Biden saved Nevada. Nevada’s unlikely to return the favor. • Nevada Current
How good a president has Joe Biden been for Nevada?
So good that even the highest ranking elected Republican in the state, Gov. Joe Lombardo, has repeatedly tied himself to Biden’s achievements.
In a couple of instances – applauding a $2 billion federal investment in a lithium battery plant or more than $6 billion in federal grants and financing assistance for the high speed train between Las Vegas and California – Lombardo has acknowledged the role of Biden administration policies in those projects and posed in front of cameras with members of Biden’s cabinet.
But more commonly, Lombardo has embraced Biden administration achievements by pretending he, not Biden, deserves credit for them.
On multiple occasions, the Lombardo aligned Better Nevada PAC has touted consecutive months of Nevada job growth “under Gov. Joe Lombardo’s leadership.”
The Lombardo PAC never acknowledges that all those months of job growth, and an additional twice as many more, occurred under Biden’s leadership.
A couple months ago Lombardo’s office issued a statement saying the governor was “pleased to announce” hundreds of millions of dollars in rural broadband infrastructure investment in Nevada.
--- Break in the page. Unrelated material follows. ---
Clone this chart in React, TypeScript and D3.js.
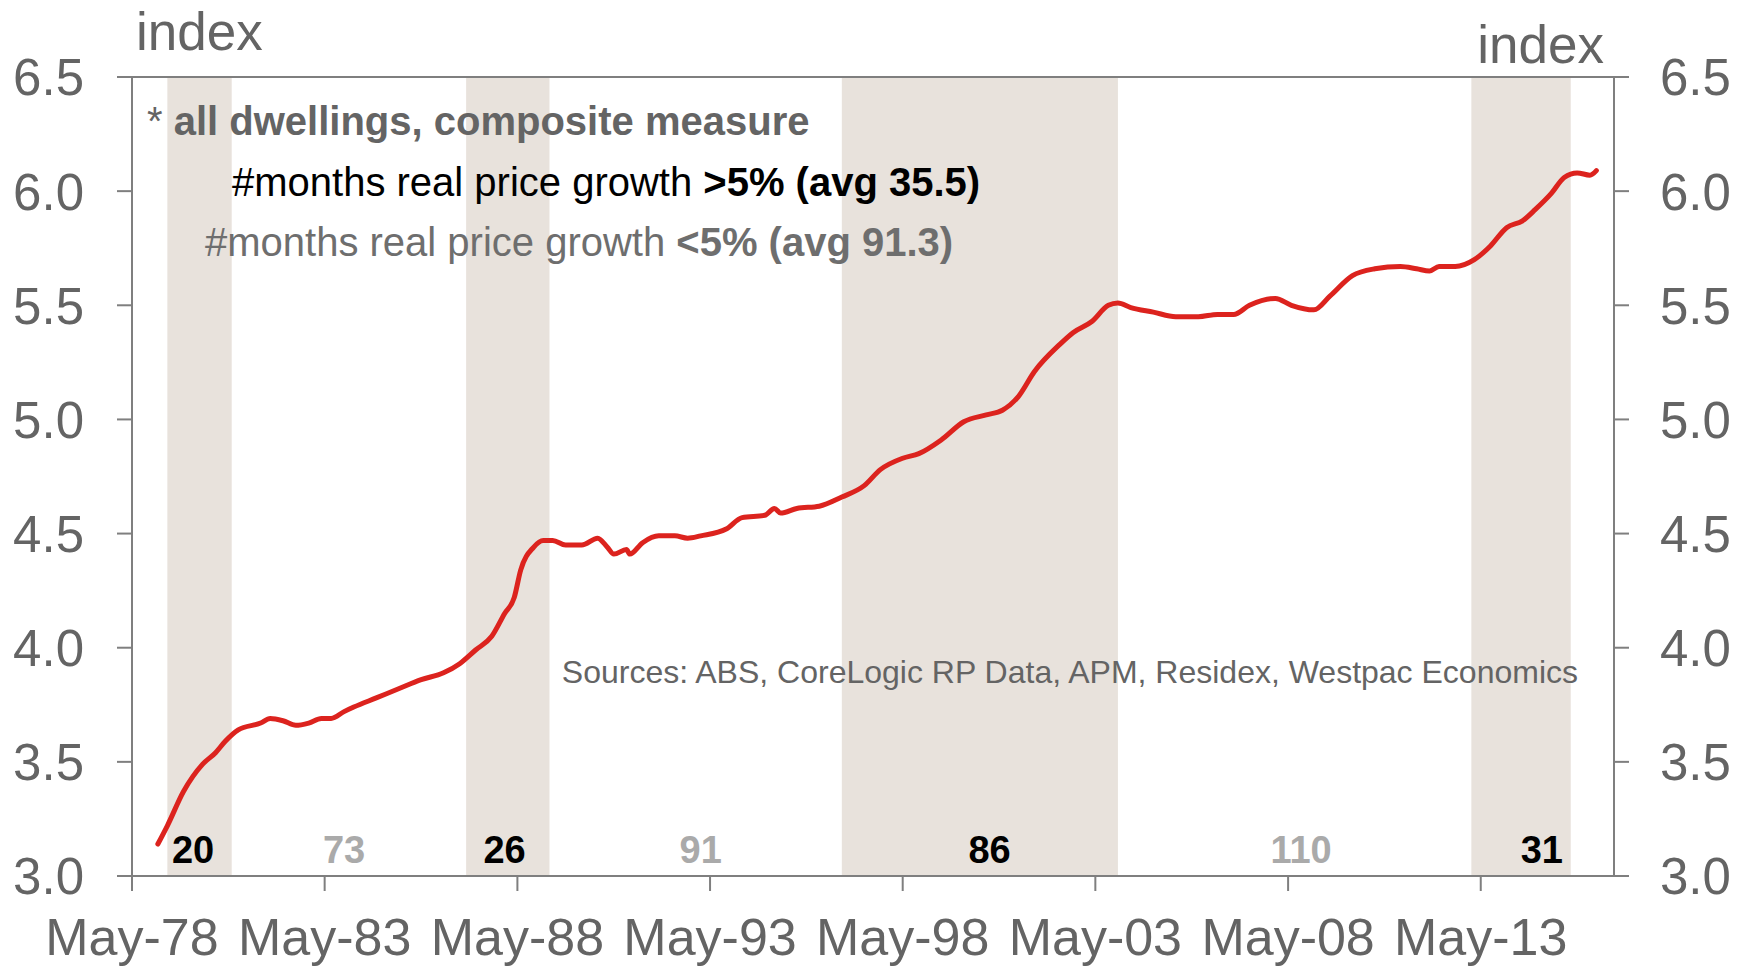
import React, { useEffect, useRef } from 'react';
import * as d3 from 'd3';

// real dwelling price index (log scale values)
const months = [
  '1979-01', '1979-04', '1979-09', '1980-03', '1980-07', '1980-10', '1981-02', '1981-09',
  '1981-12', '1982-04', '1982-08', '1982-12', '1983-04', '1983-07', '1983-11', '1984-02',
  '1984-09', '1985-04', '1985-11', '1986-06', '1986-11', '1987-04', '1987-09', '1988-01',
  '1988-04', '1988-06', '1988-10', '1989-01', '1989-04', '1989-08', '1990-01', '1990-06',
  '1990-09', '1990-11', '1991-03', '1991-04', '1991-08', '1992-01', '1992-06', '1992-10',
  '1993-02', '1993-10', '1994-03', '1994-10', '1995-01', '1995-03', '1995-08', '1996-03',
  '1996-10', '1997-05', '1997-10', '1998-05', '1998-10', '1999-05', '1999-12', '2000-07',
  '2000-12', '2001-05', '2001-10', '2002-06', '2002-10', '2003-04', '2003-09', '2003-12',
  '2004-04', '2004-11', '2005-06', '2006-01', '2006-07', '2006-12', '2007-05', '2008-01',
  '2008-06', '2009-01', '2009-06', '2010-01', '2010-08', '2011-04', '2011-09', '2012-01',
  '2012-04', '2012-09', '2013-03', '2013-08', '2014-01', '2014-06', '2014-10', '2015-03',
  '2015-07', '2015-11', '2016-03', '2016-05',
];
const indexValues = [
  3.14, 3.22, 3.37, 3.49, 3.54, 3.59, 3.64, 3.67,
  3.69, 3.68, 3.66, 3.67, 3.69, 3.69, 3.72, 3.74,
  3.78, 3.82, 3.86, 3.89, 3.93, 3.99, 4.05, 4.15,
  4.22, 4.34, 4.44, 4.47, 4.47, 4.45, 4.45, 4.48,
  4.44, 4.41, 4.43, 4.41, 4.46, 4.49, 4.49, 4.48,
  4.49, 4.52, 4.57, 4.58, 4.61, 4.59, 4.61, 4.62,
  4.66, 4.71, 4.78, 4.83, 4.85, 4.91, 4.99, 5.02,
  5.04, 5.10, 5.21, 5.33, 5.38, 5.43, 5.50, 5.51,
  5.49, 5.47, 5.45, 5.45, 5.46, 5.46, 5.50, 5.53,
  5.50, 5.48, 5.54, 5.63, 5.66, 5.67, 5.66, 5.65,
  5.67, 5.67, 5.70, 5.76, 5.84, 5.87, 5.92, 5.99,
  6.06, 6.08, 6.07, 6.09,
];

// periods of >5% real price growth (shaded)
const boomStarts = ['1979-04', '1987-01', '1996-10', '2013-02'];
const boomEnds = ['1980-12', '1989-03', '2003-12', '2015-09'];
// month counts, alternating boom / non-boom, and where each count sits
const periodCounts = [20, 73, 26, 91, 86, 110, 31];
const periodLabelMonths = ['1979-12', '1983-11', '1988-01', '1993-02', '2000-08', '2008-09', '2014-12'];

const yTicks = [3.0, 3.5, 4.0, 4.5, 5.0, 5.5, 6.0, 6.5];
const xTickDates = ['1978-05', '1983-05', '1988-05', '1993-05', '1998-05', '2003-05', '2008-05', '2013-05'];

const W = 1737;
const H = 967;

const App = () => {
  const svgRef = useRef(null);

  useEffect(() => {
    document.body.style.margin = '0';
    const parse = d3.timeParse('%Y-%m');
    const font = '"Liberation Sans", Arial, sans-serif';
    const grey = '#646464';
    const axisCol = '#7f7f7f';

    const left = 132;
    const right = 1614;
    const top = 77;
    const bottom = 876;

    const svg = d3.select(svgRef.current);
    svg.selectAll('*').remove();

    const x = d3
      .scaleTime()
      .domain([parse('1978-05'), new Date(2016, 9, 15)])
      .range([left, right]);
    const y = d3.scaleLinear().domain([3, 6.5]).range([bottom, top]);

    // shaded boom periods
    svg
      .append('g')
      .selectAll('rect')
      .data(boomStarts.map((s, i) => [parse(s), parse(boomEnds[i])]))
      .enter()
      .append('rect')
      .attr('x', (d) => x(d[0]))
      .attr('width', (d) => x(d[1]) - x(d[0]))
      .attr('y', top)
      .attr('height', bottom - top)
      .attr('fill', '#e8e2dc');

    // axes frame
    const tick = 15;
    [top, bottom].forEach((yy) => {
      svg
        .append('line')
        .attr('x1', left - tick)
        .attr('x2', right + tick)
        .attr('y1', yy)
        .attr('y2', yy)
        .attr('stroke', axisCol)
        .attr('stroke-width', 2);
    });
    [left, right].forEach((xx) => {
      svg
        .append('line')
        .attr('x1', xx)
        .attr('x2', xx)
        .attr('y1', top)
        .attr('y2', bottom)
        .attr('stroke', axisCol)
        .attr('stroke-width', 2);
    });

    // y ticks both sides
    const yg = svg.append('g');
    yTicks.forEach((v) => {
      yg.append('line')
        .attr('x1', left - tick)
        .attr('x2', left)
        .attr('y1', y(v))
        .attr('y2', y(v))
        .attr('stroke', axisCol)
        .attr('stroke-width', 2);
      yg.append('line')
        .attr('x1', right)
        .attr('x2', right + tick)
        .attr('y1', y(v))
        .attr('y2', y(v))
        .attr('stroke', axisCol)
        .attr('stroke-width', 2);
      yg.append('text')
        .attr('x', 84)
        .attr('y', y(v))
        .attr('dy', '0.36em')
        .attr('text-anchor', 'end')
        .attr('font-family', font)
        .attr('font-size', 51)
        .attr('fill', grey)
        .text(d3.format('.1f')(v));
      yg.append('text')
        .attr('x', 1660)
        .attr('y', y(v))
        .attr('dy', '0.36em')
        .attr('text-anchor', 'start')
        .attr('font-family', font)
        .attr('font-size', 51)
        .attr('fill', grey)
        .text(d3.format('.1f')(v));
    });

    // x ticks
    const fmt = d3.timeFormat('%b-%y');
    xTickDates.forEach((s) => {
      const d = parse(s);
      svg
        .append('line')
        .attr('x1', x(d))
        .attr('x2', x(d))
        .attr('y1', bottom)
        .attr('y2', bottom + tick)
        .attr('stroke', axisCol)
        .attr('stroke-width', 2);
      svg
        .append('text')
        .attr('x', x(d))
        .attr('y', 955)
        .attr('text-anchor', 'middle')
        .attr('font-family', font)
        .attr('font-size', 52)
        .attr('fill', grey)
        .text(fmt(d));
    });

    // axis titles
    svg
      .append('text')
      .attr('x', 136)
      .attr('y', 50)
      .attr('font-family', font)
      .attr('font-size', 53)
      .attr('fill', grey)
      .text('index');
    svg
      .append('text')
      .attr('x', 1604)
      .attr('y', 63)
      .attr('text-anchor', 'end')
      .attr('font-family', font)
      .attr('font-size', 53)
      .attr('fill', grey)
      .text('index');

    // the line
    const line = d3
      .line()
      .x((d) => x(d[0]))
      .y((d) => y(d[1]))
      .curve(d3.curveMonotoneX);
    svg
      .append('path')
      .datum(months.map((m, i) => [parse(m), indexValues[i]]))
      .attr('d', line)
      .attr('fill', 'none')
      .attr('stroke', '#dc231e')
      .attr('stroke-width', 5)
      .attr('stroke-linejoin', 'round')
      .attr('stroke-linecap', 'round');

    // period month counts
    svg
      .append('g')
      .selectAll('text')
      .data(periodLabelMonths)
      .enter()
      .append('text')
      .attr('x', (d) => x(parse(d)))
      .attr('y', 863)
      .attr('text-anchor', 'middle')
      .attr('font-family', font)
      .attr('font-weight', 'bold')
      .attr('font-size', 38)
      .attr('fill', (d, i) => (i % 2 === 0 ? '#000' : '#aaaaaa'))
      .text((d, i) => periodCounts[i]);

    // notes
    const note = svg.append('g').attr('font-family', font).attr('font-size', 40);
    const t1 = note.append('text').attr('x', 147).attr('y', 135).attr('fill', grey);
    t1.append('tspan').text('* ');
    t1.append('tspan').attr('font-weight', 'bold').text('all dwellings, composite measure');
    const t2 = note.append('text').attr('x', 232).attr('y', 196).attr('fill', '#000');
    t2.append('tspan').text('#months real price growth ');
    t2.append('tspan').attr('font-weight', 'bold').text('>5% (avg 35.5)');
    const t3 = note.append('text').attr('x', 205).attr('y', 256).attr('fill', '#6e6e6e');
    t3.append('tspan').text('#months real price growth ');
    t3.append('tspan').attr('font-weight', 'bold').text('<5% (avg 91.3)');

    svg
      .append('text')
      .attr('x', 1578)
      .attr('y', 683)
      .attr('text-anchor', 'end')
      .attr('font-family', font)
      .attr('font-size', 32)
      .attr('fill', grey)
      .text('Sources: ABS, CoreLogic RP Data, APM, Residex, Westpac Economics');
  }, []);

  return <svg ref={svgRef} width={W} height={H} style={{ display: 'block', background: '#fff' }}></svg>;
};

export default App;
The statement from Lombardo’s office neglected to mention that nearly every dime of that money was made available by the federal bipartisan infrastructure bill and the American Rescue Plan Act, the first shepherded into law by the Biden administration with scant congressional Republican support, and the latter with none at all.
And Lombardo is fond of boasting about signing a “historic” education budget during the 2023 legislative session that provides $12 billion in education spending over two years.
What made that possible? After all, merely two years earlier the state was facing severe budget cuts as a result of pandemic-related economic upheaval.
Yet when Lombardo was sworn in as governor in January 2023, no new Nevada governor had ever inherited such a rosy budget scenario.
The plumpy budget was of course all thanks to Biden administration legislation, most notably the American Rescue Plan Act, which provided billions to prop up Covid-hammered state and local governments.
Biden’s recovery legislation was also orders of magnitude larger and far more smartly targeted than the recovery program following the Great Recession (from which Nevada never fully recovered; unlike Biden, Obama did not save Nevada).
ARPA created an economic recovery from the pandemic that was quicker and more ferocious than anyone had thought possible. No state benefited more from that recovery than Nevada, because no state’s economy was hit harder by the pandemic and needed assistance more.
Biden’s infrastructure bill and the (inadequately named) Inflation Reduction Act will continue contributing to economic growth and a more evenly shared prosperity for decades to come. The IRA is also by far the most serious legislation in history to confront the climate crisis and develop a clean energy economy – no small consideration for a state with two of the nation’s fastest-warming cities.
So what?
Polling suggests a daunting number of voters – and potential voters – in Nevada don’t care about any of that.
Biden hasn’t led Trump in a credible Nevada poll since October.
This week the nation’s preeminent nonpartisan campaign analysis organization moved the presidential race in Nevada, Arizona, and Georgia from “toss-up” to “lean Republican.”
Trying to fend off growing calls for Biden to step aside and let Democrats run someone else against Trump, the Biden campaign Thursday emailed a memo to supporters declaring Wisconsin, Michigan and Pennsylvania their “Blue Wall” and the key to victory.
“But we also believe the sunbelt states are not out of reach,” the memo added. Biden is scheduled to campaign in Las Vegas next week, but the memo authored by his campaign chair sounds as if the campaign doesn’t view his chances of beating Trump in Nevada much more favorably than the polls do.
A relatively small number of voters in Nevada and other battleground states are not committed to voting for/against either Trump or Biden. From the start of the 2024 election cycle, they have expressed mostly disgust for a Biden-Trump rematch.
They are also the voters who will decide the presidency.
For months the Biden campaign’s theory has been that once those voters start paying attention, a sufficient number of them will vote, if not for Biden, then against Trump.
In earlier times, given Trump the felon’s myriad profound character flaws, it would be a sound theory. But in earlier times, a freak show like Trump as a major party presidential nominee in itself would have been unthinkable.
Biden’s atrocious performance in the debate, followed by additional less than stellar performances, offer little hope of catalyzing voters who aren’t Trump fans but have grown numbed enough to Trump’s brand of wanton unfitness to consider voting for Trump anyway.
Biden demonstrated in his press conference Thursday that he obviously has a more informed grasp of trenchant policy issues than Trump.
What’s less obvious is how much any of those voters care about that.
Biden has acted like he’s the only Democrat who can beat Trump. Long before the debate fiasco, it was looking like he’s the only Democrat who can’t.
Biden has also portrayed the prospect of a second Trump presidency as an existential threat to democracy, freedom, the rule of law, and national security.
He’s right. He should act accordingly, and step aside.